Pernyataan Rudy memperlihatkan sisi lain dari kerusakan sistem perizinan tambang di Indonesia. Proses yang semestinya transparan justru dipenuhi calo dan makelar yang memperjualbelikan akses. Ketika izin bisa diperdagangkan, batas antara pemberi suap dan korban pemerasan menjadi kabur. Jika benar ada pegawai yang memeras bosnya dengan mengatasnamakan KPK, maka kasus ini bukan hanya soal korupsi, melainkan juga soal ambruknya etika bisnis dan lemahnya pengawasan internal.
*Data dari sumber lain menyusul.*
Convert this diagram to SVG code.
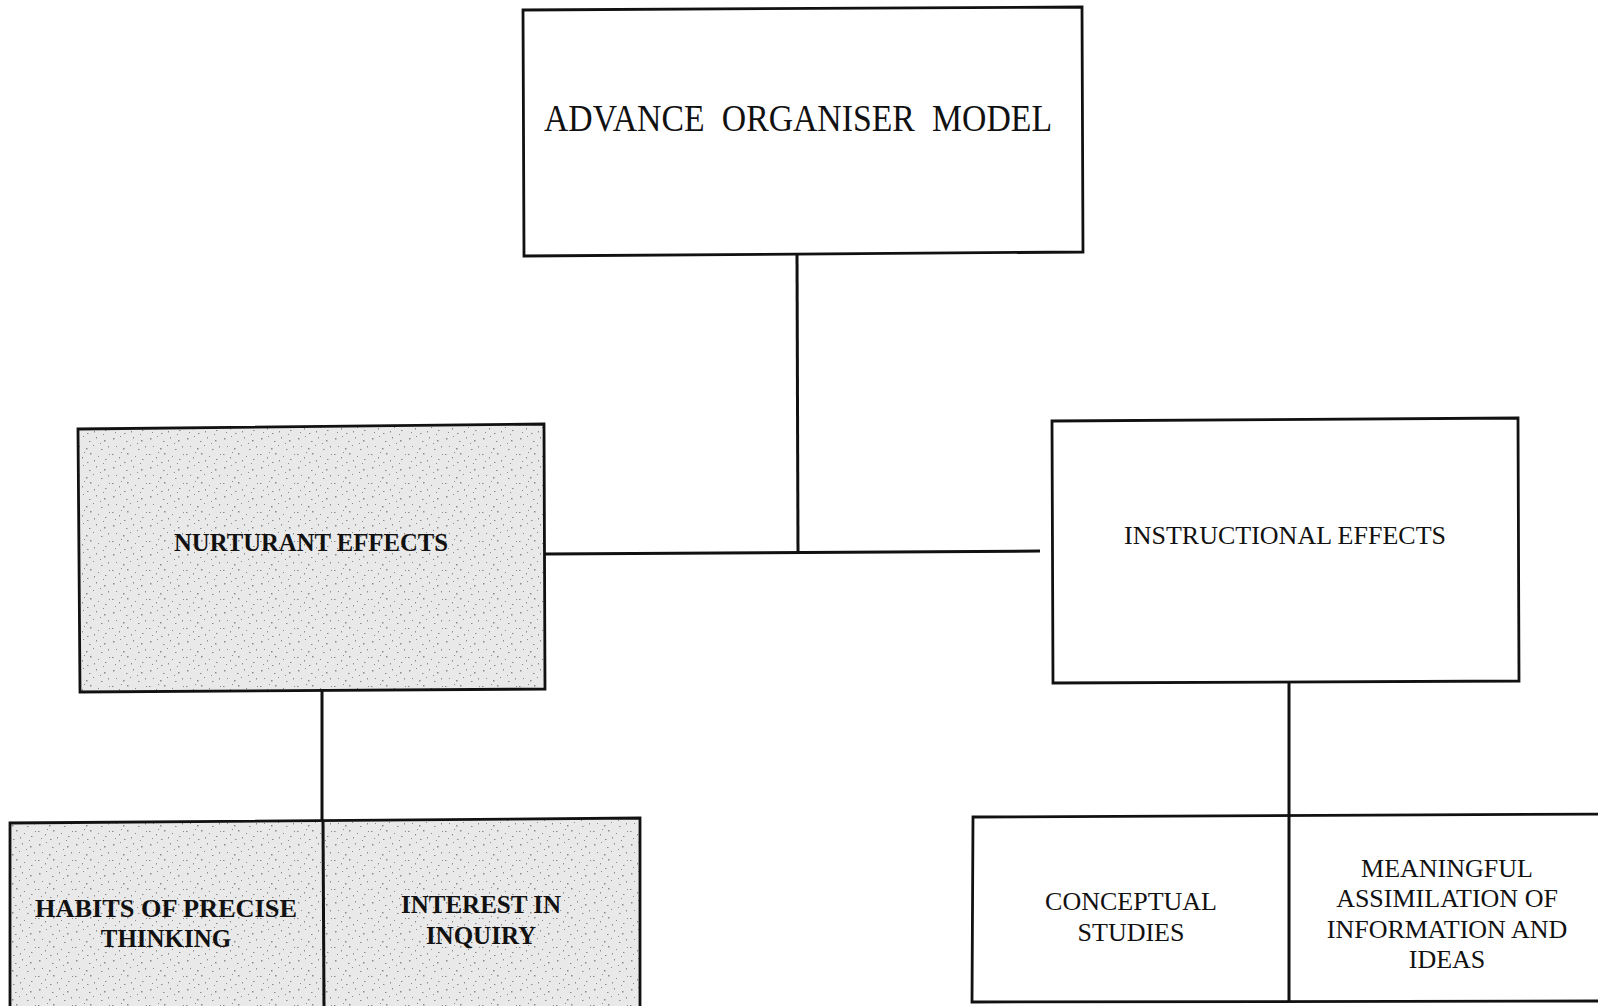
<svg xmlns="http://www.w3.org/2000/svg" width="1598" height="1006" viewBox="0 0 1598 1006">
<style>
  .box { fill: #ffffff; stroke: #111; stroke-width: 2.8; }
  .shaded { fill: url(#stipple); stroke: #111; stroke-width: 2.8; }
  .conn { stroke: #111; stroke-width: 3; fill: none; }
  .t { font-family: "Liberation Serif", "Times New Roman", serif; fill: #111; text-anchor: middle; }
  .big { font-size: 38px; word-spacing: 10px; }
  .reg { font-size: 26px; }
  .bold { font-size: 25px; font-weight: bold; }
</style>
<defs>
  <pattern id="stipple" width="37" height="29" patternUnits="userSpaceOnUse">
    <rect width="37" height="29" fill="#e9e9e9"/>
    <g fill="#8a8a8a">
      <rect x="2" y="3" width="1.5" height="1.5"/>
      <rect x="9" y="1" width="1" height="1"/>
      <rect x="15" y="6" width="1.5" height="1"/>
      <rect x="22" y="2" width="1" height="1.5"/>
      <rect x="30" y="5" width="1.5" height="1.5"/>
      <rect x="5" y="11" width="1" height="1"/>
      <rect x="12" y="13" width="1.5" height="1.5"/>
      <rect x="19" y="10" width="1" height="1"/>
      <rect x="27" y="14" width="1.5" height="1"/>
      <rect x="34" y="11" width="1" height="1.5"/>
      <rect x="1" y="19" width="1.5" height="1"/>
      <rect x="8" y="22" width="1" height="1.5"/>
      <rect x="16" y="18" width="1.5" height="1.5"/>
      <rect x="24" y="21" width="1" height="1"/>
      <rect x="31" y="24" width="1.5" height="1"/>
      <rect x="4" y="26" width="1" height="1"/>
      <rect x="13" y="27" width="1.5" height="1"/>
      <rect x="20" y="25" width="1" height="1.5"/>
      <rect x="35" y="19" width="1" height="1"/>
      <rect x="26" y="8" width="1" height="1"/>
      <rect x="10" y="17" width="1" height="1"/>
      <rect x="29" y="28" width="1" height="1"/>
    </g>
  </pattern>
</defs>

<g id="connectors">
  <line class="conn" x1="797" y1="254" x2="798" y2="552"/>
  <line class="conn" x1="545" y1="554" x2="1040" y2="551"/>
  <line class="conn" x1="322" y1="689" x2="322" y2="821"/>
  <line class="conn" x1="1289" y1="683" x2="1289" y2="814"/>
</g>

<g id="node-advance">
  <path class="box" d="M523,10 L1082,7 L1083,252 L524,256 Z"/>
  <text class="t big" x="798" y="131" textLength="508" lengthAdjust="spacingAndGlyphs">ADVANCE ORGANISER MODEL</text>
</g>

<g id="node-nurturant">
  <path class="shaded" d="M78,429 L544,424 L545,689 L80,692 Z"/>
  <text class="t bold" x="311" y="551" textLength="274" lengthAdjust="spacingAndGlyphs">NURTURANT EFFECTS</text>
</g>

<g id="node-instructional">
  <path class="box" d="M1052,421 L1518,418 L1519,681 L1053,683 Z"/>
  <text class="t reg" x="1285" y="544" textLength="322" lengthAdjust="spacingAndGlyphs">INSTRUCTIONAL EFFECTS</text>
</g>

<g id="node-nurturant-outcomes">
  <path class="shaded" d="M10,1010 L10,823 L640,818 L640,1010"/>
  <line class="conn" x1="323" y1="820" x2="324" y2="1006"/>
  <g id="node-habits">
    <text class="t bold" x="166" y="917" textLength="262" lengthAdjust="spacingAndGlyphs">HABITS OF PRECISE</text>
    <text class="t bold" x="166" y="947">THINKING</text>
  </g>
  <g id="node-interest">
    <text class="t bold" x="481" y="913">INTEREST IN</text>
    <text class="t bold" x="481" y="944">INQUIRY</text>
  </g>
</g>

<g id="node-instructional-outcomes">
  <path class="box" d="M1610,814 L973,817 L972,1002 L1610,1001"/>
  <line class="conn" x1="1289" y1="814" x2="1289" y2="1001"/>
  <g id="node-conceptual">
    <text class="t reg" x="1131" y="910">CONCEPTUAL</text>
    <text class="t reg" x="1131" y="941">STUDIES</text>
  </g>
  <g id="node-meaningful">
    <text class="t reg" x="1447" y="877">MEANINGFUL</text>
    <text class="t reg" x="1447" y="907">ASSIMILATION OF</text>
    <text class="t reg" x="1447" y="938">INFORMATION AND</text>
    <text class="t reg" x="1447" y="968">IDEAS</text>
  </g>
</g>
</svg>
Klaim bahwa ia dijebak juga menunjukkan pola klasik dalam kasus korupsi: ketika tersangka mencoba menggiring opini publik dengan memainkan posisi sebagai korban. Namun KPK menegaskan bahwa penyidikan dilakukan berdasarkan bukti kuat, bukan sekadar pengakuan atau narasi pribadi. Plt. Deputi Penindakan dan Eksekusi KPK, Asep Guntur Rahayu, mengatakan pihaknya akan tetap menelusuri setiap pernyataan yang muncul dari tersangka, termasuk tudingan pemerasan, sejauh didukung bukti konkret.
Kasus ini menjadi cermin buram tata kelola sumber daya alam di Indonesia. Ketika proses izin tambang diwarnai praktik suap dan saling sandera, publik kembali dihadapkan pada kenyataan bahwa korupsi di sektor tambang sudah menjadi ekosistem gelap yang menjerat banyak pihak. Dari pejabat daerah, pengusaha, hingga makelar, semuanya terlibat dalam lingkaran yang sulit diputus.
Rudy Ong boleh saja mengaku dijebak, tetapi pertanyaan yang lebih penting adalah: siapa sebenarnya yang diuntungkan dari permainan ini? Apakah benar sang pengusaha korban dari sistem yang korup, atau justru bagian dari mesin korupsi yang ia bantu rawat selama bertahun-tahun?
Publik berhak tahu kebenaran di balik “jebakan anak buah” ini karena pada akhirnya, kasus seperti ini bukan sekadar drama individu, tetapi potret rusaknya tata kelola tambang yang selama ini menelan integritas, keadilan, dan kepercayaan publik terhadap penegakan hukum.